→ **TASK BRIEF**
Go through the listing and copy every line word for word.
+++ EXERCISE DATA +++
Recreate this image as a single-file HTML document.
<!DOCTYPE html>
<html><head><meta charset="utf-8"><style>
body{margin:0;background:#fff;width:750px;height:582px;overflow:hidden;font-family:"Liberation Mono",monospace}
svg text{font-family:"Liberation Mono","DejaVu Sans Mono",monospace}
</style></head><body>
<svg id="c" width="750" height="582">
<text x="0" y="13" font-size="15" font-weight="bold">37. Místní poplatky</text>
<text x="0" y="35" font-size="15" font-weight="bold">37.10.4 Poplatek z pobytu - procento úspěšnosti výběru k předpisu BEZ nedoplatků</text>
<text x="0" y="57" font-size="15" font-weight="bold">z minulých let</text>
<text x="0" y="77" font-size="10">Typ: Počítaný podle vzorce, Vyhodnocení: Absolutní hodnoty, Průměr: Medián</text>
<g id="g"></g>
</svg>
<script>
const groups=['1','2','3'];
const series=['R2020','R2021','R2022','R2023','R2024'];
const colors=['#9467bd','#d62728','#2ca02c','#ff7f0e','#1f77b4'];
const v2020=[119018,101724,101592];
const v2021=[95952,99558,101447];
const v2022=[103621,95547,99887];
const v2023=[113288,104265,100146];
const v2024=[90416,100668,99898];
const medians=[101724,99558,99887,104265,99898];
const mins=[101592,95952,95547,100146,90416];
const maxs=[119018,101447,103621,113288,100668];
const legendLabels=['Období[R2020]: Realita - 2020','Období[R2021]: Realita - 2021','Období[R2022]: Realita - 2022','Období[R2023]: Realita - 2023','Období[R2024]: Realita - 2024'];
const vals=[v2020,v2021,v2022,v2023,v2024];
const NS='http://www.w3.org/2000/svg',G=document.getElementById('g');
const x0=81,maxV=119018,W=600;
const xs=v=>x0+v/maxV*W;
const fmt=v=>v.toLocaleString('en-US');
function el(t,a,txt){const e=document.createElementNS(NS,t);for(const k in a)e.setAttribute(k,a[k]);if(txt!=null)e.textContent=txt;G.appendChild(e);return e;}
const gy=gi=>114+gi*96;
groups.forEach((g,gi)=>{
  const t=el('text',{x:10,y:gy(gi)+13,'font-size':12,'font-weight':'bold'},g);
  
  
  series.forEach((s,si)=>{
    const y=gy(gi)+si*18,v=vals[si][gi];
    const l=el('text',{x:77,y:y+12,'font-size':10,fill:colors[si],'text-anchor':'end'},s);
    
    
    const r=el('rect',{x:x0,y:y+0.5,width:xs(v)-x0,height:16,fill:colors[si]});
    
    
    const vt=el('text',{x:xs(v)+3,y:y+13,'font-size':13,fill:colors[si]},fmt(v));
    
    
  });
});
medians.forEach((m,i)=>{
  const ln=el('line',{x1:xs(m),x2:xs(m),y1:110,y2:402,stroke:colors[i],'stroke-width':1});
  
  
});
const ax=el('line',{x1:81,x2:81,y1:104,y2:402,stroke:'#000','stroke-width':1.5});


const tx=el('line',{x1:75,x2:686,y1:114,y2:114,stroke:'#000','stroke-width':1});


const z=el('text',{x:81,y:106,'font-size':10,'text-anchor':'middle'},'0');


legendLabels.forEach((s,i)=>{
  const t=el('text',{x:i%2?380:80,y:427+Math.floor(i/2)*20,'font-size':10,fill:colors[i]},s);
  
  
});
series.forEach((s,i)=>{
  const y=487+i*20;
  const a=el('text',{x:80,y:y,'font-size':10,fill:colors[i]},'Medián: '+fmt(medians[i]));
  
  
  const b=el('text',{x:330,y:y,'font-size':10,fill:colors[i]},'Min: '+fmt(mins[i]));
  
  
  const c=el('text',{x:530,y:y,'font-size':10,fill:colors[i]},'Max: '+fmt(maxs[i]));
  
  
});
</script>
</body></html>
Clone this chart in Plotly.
+++
→ **ANSWER TO THE PROBLEM**
Recreate this image as a single-file HTML document.
<!DOCTYPE html>
<html><head><meta charset="utf-8"><style>
body{margin:0;background:#fff;width:750px;height:582px;overflow:hidden;font-family:"Liberation Mono",monospace}
svg text{font-family:"Liberation Mono","DejaVu Sans Mono",monospace}
</style></head><body>
<svg id="c" width="750" height="582">
<text x="0" y="13" font-size="15" font-weight="bold">37. Místní poplatky</text>
<text x="0" y="35" font-size="15" font-weight="bold">37.10.4 Poplatek z pobytu - procento úspěšnosti výběru k předpisu BEZ nedoplatků</text>
<text x="0" y="57" font-size="15" font-weight="bold">z minulých let</text>
<text x="0" y="77" font-size="10">Typ: Počítaný podle vzorce, Vyhodnocení: Absolutní hodnoty, Průměr: Medián</text>
<g id="g"></g>
</svg>
<script>
const groups=['1','2','3'];
const series=['R2020','R2021','R2022','R2023','R2024'];
const colors=['#9467bd','#d62728','#2ca02c','#ff7f0e','#1f77b4'];
const v2020=[119018,101724,101592];
const v2021=[95952,99558,101447];
const v2022=[103621,95547,99887];
const v2023=[113288,104265,100146];
const v2024=[90416,100668,99898];
const medians=[101724,99558,99887,104265,99898];
const mins=[101592,95952,95547,100146,90416];
const maxs=[119018,101447,103621,113288,100668];
const legendLabels=['Období[R2020]: Realita - 2020','Období[R2021]: Realita - 2021','Období[R2022]: Realita - 2022','Období[R2023]: Realita - 2023','Období[R2024]: Realita - 2024'];
const vals=[v2020,v2021,v2022,v2023,v2024];
const NS='http://www.w3.org/2000/svg',G=document.getElementById('g');
const x0=81,maxV=119018,W=600;
const xs=v=>x0+v/maxV*W;
const fmt=v=>v.toLocaleString('en-US');
function el(t,a,txt){const e=document.createElementNS(NS,t);for(const k in a)e.setAttribute(k,a[k]);if(txt!=null)e.textContent=txt;G.appendChild(e);return e;}
const gy=gi=>114+gi*96;
groups.forEach((g,gi)=>{
  const t=el('text',{x:10,y:gy(gi)+13,'font-size':12,'font-weight':'bold'},g);
  
  
  series.forEach((s,si)=>{
    const y=gy(gi)+si*18,v=vals[si][gi];
    const l=el('text',{x:77,y:y+12,'font-size':10,fill:colors[si],'text-anchor':'end'},s);
    
    
    const r=el('rect',{x:x0,y:y+0.5,width:xs(v)-x0,height:16,fill:colors[si]});
    
    
    const vt=el('text',{x:xs(v)+3,y:y+13,'font-size':13,fill:colors[si]},fmt(v));
    
    
  });
});
medians.forEach((m,i)=>{
  const ln=el('line',{x1:xs(m),x2:xs(m),y1:110,y2:402,stroke:colors[i],'stroke-width':1});
  
  
});
const ax=el('line',{x1:81,x2:81,y1:104,y2:402,stroke:'#000','stroke-width':1.5});


const tx=el('line',{x1:75,x2:686,y1:114,y2:114,stroke:'#000','stroke-width':1});


const z=el('text',{x:81,y:106,'font-size':10,'text-anchor':'middle'},'0');


legendLabels.forEach((s,i)=>{
  const t=el('text',{x:i%2?380:80,y:427+Math.floor(i/2)*20,'font-size':10,fill:colors[i]},s);
  
  
});
series.forEach((s,i)=>{
  const y=487+i*20;
  const a=el('text',{x:80,y:y,'font-size':10,fill:colors[i]},'Medián: '+fmt(medians[i]));
  
  
  const b=el('text',{x:330,y:y,'font-size':10,fill:colors[i]},'Min: '+fmt(mins[i]));
  
  
  const c=el('text',{x:530,y:y,'font-size':10,fill:colors[i]},'Max: '+fmt(maxs[i]));
  
  
});
</script>
</body></html>
Clone this chart in Plotly.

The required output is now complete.